Eh, if the choice is EITHER (a) saving for retirement while racking up debt, OR (b) doing neither, there's something to be said for option (b), it's true.  But if you're 25 years old, every dollar you put aside now will be worth $15 when you retire at age 65*.  If instead you wait just ten years to start your retirement savings at age 35, the dollar you invest then will turn into a mere $7.50.  That is, by starting now instead of waiting until you're settled in, you double the power of your money.  
*[Geek speak:  I'm using a 7% annual rate of return to get these numbers.  This is probably too low, or too high, depending on approximately 437,569 different factors you might want to add into the explanation.  But as a back-of-the-envelope computation, 7% is good enough to tell the story right.] 

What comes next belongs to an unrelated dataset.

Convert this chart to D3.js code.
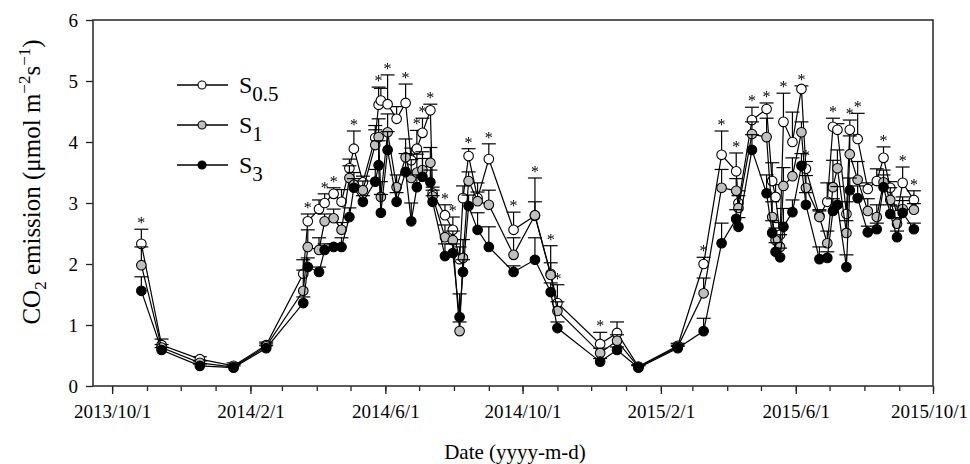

Even more important than the total amount of money in your retirement account is the amount of money it can spit out at you every year you're retired.  That $15 in your Roth IRA will generate a dollar every year, for ever and ever*.  So forgoing a single movie now means you're setting yourself up to see movies every year of your retirement.  Skipping a spring break trip this year means you've funded a yearly vacation during each of your golden years.  To get the same benefit, but starting ten years later, you'd have to give up two movies or two vacations.  This is a powerful time in your investing life (and many 50 year olds can tell you regretfully they wish they'd known this).
*[Same 7%; same caveat.] 
How do you hem a black pair of pants?
Turn them inside out, put them on, and pin them up to the right length while they're on inside out.  Carefully remove the pants so you don't disturb the pins or poke yourself.  Baste with pink thread to check that you've done it right.  Try them on again.  When you're happy, do the hem in a regular stitch with black thread and remove the pink thread.